= Tevin Thomas =

American musician

Tevin Thomas is a U.S. musician, composer, keyboard artist, producer and educator.

He graduated with an Educational Technology Masters Degree from the New York Institute of Technology, he has been teaching music at PS.811x Bronx, New York, where he performs with autistic students.

Tevin was born in Kansas City, Missouri and also grew up in Tulsa, Oklahoma. Thanks to his music teacher Richard Wilson, he had his first gig at the age 14, playing sax and keyboards in a jazz band at the Tulsa YMCA with Robert and Charlie Wilson, Ken Collier and Troy Hanson. Since then, he has performed all over the US and abroad working with 802, Aisha Wonder, Ashford & Simpson, Babyface, Bloodstone, Bobbi Humphrey, Craig Harris, Dionne Warwick, Gary Bartz, Gary Byrd, Impact Repertory Theatre, Jay-Z, Jeff Redd, Mary J. Blige, Nile Rodgers, Reverend Run and Roberta Flack. He is one of the very few pianists having performed with the godfather of avant-garde jazz Ornette Coleman.

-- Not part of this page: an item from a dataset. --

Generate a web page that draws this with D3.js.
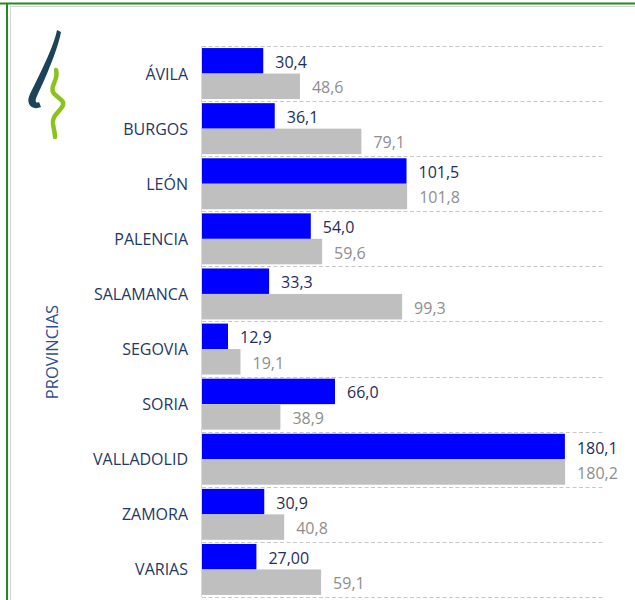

Thomas co-wrote the song "Raise It Up" with Jamal Joseph, Charles Mack and IMPACT Repertory Theatre, who performed in the 2007 film August Rush. "Raise It Up" was nominated in 2008 Oscars in the Best Original Song category. Tevin performed with Impact and Jamia Simone Nash at the 80th Academy Awards. In 2009 the August Rush soundtrack was nominated for Grammy Award.

Tevin moved to Strasbourg, France in 2014. Tevin toured with The Sun Ra Arkestra from 2018 to 2022.